A Further Adjustment Made to Turkish Monetary Policy Settings

March 26, 2013

Officials at the Central Bank of the Republic of Turkey cut the overnight lending rate to 7.5% from 8.5% but left the 5.5% one-week repo rate at 5.5%, the overnight borrowing rate at 4.5%, and reserve requirements at 11.5%.  The repo rate, which is the main indication of policy, has been 5.5% since a 25-basis point reduction last December.  There was also a 50-bp cut in August 2011.  Today’s cut of the overnight lending rate ramps up the size of the adjustment from cuts of 25 bps in January and February, and 50 bps last October and November.  The overnight lending rate was also reduced by 100 bps in February 2012 and 150 bps last September.  The overnight borrowing rate had been raised in August 2011 from 1.5% to 5.0%, then cut this year by 25 bps each in January and February.  In February 2013, the reserve requirement ratio was lifted to 11.5% from 11.1%. 
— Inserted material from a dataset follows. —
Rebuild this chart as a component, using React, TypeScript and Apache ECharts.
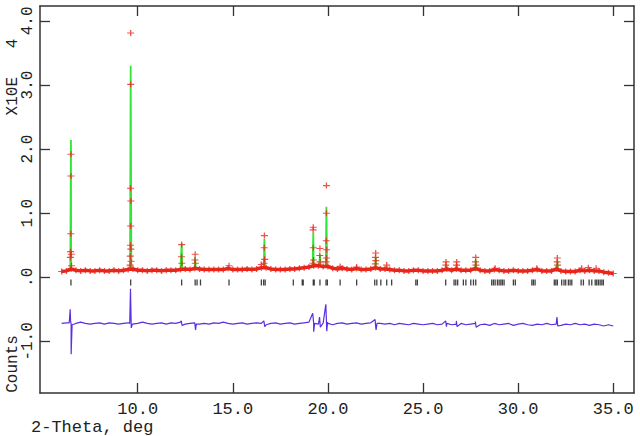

Turkish monetary officials have several objectives and maintain a number of policy tools to address its diverse needs such as containing capital flows, credit demand, the current account, upward pressure on the lira, and inflation while also promoting economic growth.  Today’s action narrows the lending-borrowing rate corridor and leaves such more symmetrically aligned with the repo rate.  Although above target, inflation subsided to 7.0% in February.  Turkish GDP rose only 1.6% between the third quarters of 2011 and 2012.

The next policy decision will be made in just three weeks.